Technical information

Author
Jacques Lipchitz
Title
The Last Embrace
Date
1970-1971
Material and technique
Plaster coated with shellac
Size

78, 7x99, 1x43, 2 cm

Location
Palazzo Pretorio Museum
Third Floor

The Last Embrace is one of Lipchitz’s latest works. It was modelled in a period when the elderly Lithuanian artist was receiving wide appraisal, with important retrospectives being organised in Austria, Germany and Israel, where his exhibition inaugurated a new wing of the Tel Aviv museum. In those years, besides creating monumental works, Lipchitz also made small sculptures like this charming The Last embrace, which revisits themes he had tackled as far back as the 1930s (see for example Jacob’s struggle with the angel, or the dynamic embrace of the Return of the Prodigal Son).

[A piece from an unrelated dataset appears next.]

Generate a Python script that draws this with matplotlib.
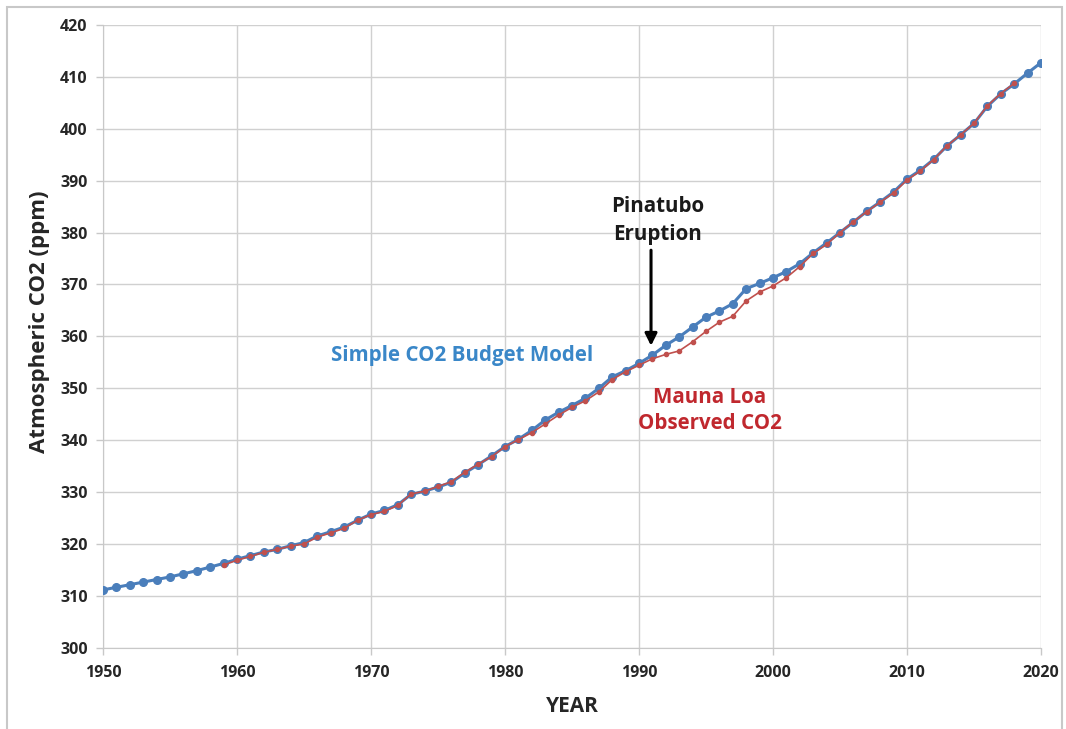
import matplotlib
matplotlib.use('Agg')
import matplotlib.pyplot as plt
from matplotlib.patches import Rectangle

plt.rcParams['font.family'] = ['Open Sans', 'DejaVu Sans']

# Modelo simple de presupuesto de CO2 (1950-2020)
years_model = list(range(1950, 2021))
co2_model = [311.2, 311.7, 312.2, 312.7, 313.2, 313.7, 314.3, 314.9, 315.6, 316.3,
             317.1, 317.8, 318.5, 319.0, 319.7, 320.3, 321.6, 322.4, 323.3, 324.6,
             325.8, 326.5, 327.6, 329.6, 330.2, 331.0, 331.9, 333.7, 335.3, 337.0,
             338.8, 340.2, 341.9, 343.9, 345.4, 346.7, 348.1, 350.0, 352.2, 353.4,
             354.8, 356.4, 358.3, 359.9, 361.8, 363.7, 364.9, 366.3, 369.2, 370.2,
             371.3, 372.5, 374.0, 376.1, 378.0, 380.0, 382.0, 384.1, 385.9, 387.8,
             390.3, 392.0, 394.1, 396.7, 398.8, 401.0, 404.3, 406.7, 408.6, 410.7,
             412.7]

# Mauna Loa observado (1959-2018)
years_obs = list(range(1959, 2019))
co2_obs = [315.98, 316.91, 317.64, 318.45, 318.99, 319.62, 320.04, 321.37, 322.18, 323.05,
           324.62, 325.68, 326.32, 327.46, 329.68, 330.19, 331.12, 332.03, 333.84, 335.41,
           336.84, 338.76, 340.12, 341.48, 343.15, 344.85, 346.35, 347.61, 349.31, 351.69,
           353.20, 354.45, 355.70, 356.54, 357.21, 358.96, 360.97, 362.74, 363.88, 366.84,
           368.54, 369.71, 371.32, 373.45, 375.98, 377.70, 379.98, 382.09, 384.02, 385.83,
           387.64, 390.10, 391.85, 394.06, 396.74, 398.81, 401.01, 404.41, 406.76, 408.72]

x_ticks = list(range(1950, 2021, 10))
y_ticks = list(range(300, 421, 10))

fig = plt.figure(figsize=(10.66, 7.29), dpi=100)
ax = fig.add_axes([0.0966, 0.111, 0.8799, 0.855])

blue = '#4A7EBB'
red = '#C0504D'

ax.plot(years_model, co2_model, color=blue, marker='o', markersize=5.5, linewidth=2.2, zorder=3)
ax.plot(years_obs, co2_obs, color=red, marker='o', markersize=3, linewidth=1.2, zorder=4)

ax.set_xlim(1950, 2020)
ax.set_ylim(300, 420)
ax.set_xticks(x_ticks)
ax.set_yticks(y_ticks)
ax.grid(True, color='#D0D0D0', linewidth=1.0)
ax.set_axisbelow(True)
for s in ['top', 'right']:
    ax.spines[s].set_visible(False)
for s in ['left', 'bottom']:
    ax.spines[s].set_color('#C8C8C8')
ax.tick_params(axis='both', colors='#C8C8C8', labelcolor='#262626', length=5, width=1)
ax.tick_params(axis='x', pad=7)
ax.tick_params(axis='y', pad=6)
for lab in ax.get_xticklabels() + ax.get_yticklabels():
    lab.set_fontweight('bold')
    lab.set_fontsize(11.5)

ax.set_xlabel('YEAR', fontsize=15, fontweight='bold', color='#262626', labelpad=11)
ax.set_ylabel('Atmospheric CO2 (ppm)', fontsize=16, fontweight='bold', color='#262626')
ax.yaxis.set_label_coords(-0.056, 0.523)

ax.text(1976.8, 356.3, 'Simple CO2 Budget Model', color='#3A87C8', fontsize=14.8,
        fontweight='bold', ha='center', va='center')
ax.text(1995.3, 345.8, 'Mauna Loa\nObserved CO2', color='#C0282E', fontsize=14.8,
        fontweight='bold', ha='center', va='center', linespacing=1.3)
ax.text(1991.4, 382.3, 'Pinatubo\nEruption', color='#1A1A1A', fontsize=14.8,
        fontweight='bold', ha='center', va='center', linespacing=1.42)
ax.annotate('', xy=(1990.9, 358.2), xytext=(1990.9, 376.6),
            arrowprops=dict(arrowstyle='-|>', color='black', lw=2.2, mutation_scale=18,
                            shrinkA=0, shrinkB=0))

fig.patches.append(Rectangle((7 / 1066, -0.02), 1055 / 1066, 1 - 7 / 729 + 0.02,
                             transform=fig.transFigure, fill=False,
                             edgecolor='#C8C8C8', linewidth=1.5))

fig.savefig('out.png', dpi=100)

The forms were now rounded and more classical but had the same “tension of opposites”, one of the recurring elements in all his art. As has been written, Lipchitz’s work, his creative process, is an experience of purification which investigates the sense of life and death, giving form and movement to personal experiences and tragedies and imbuing his sculptures with autobiographical references. Forms and volumes which compete and dissolve in a balanced interplay as in mythological metamorphoses, give a monumental dimension to this last of his works.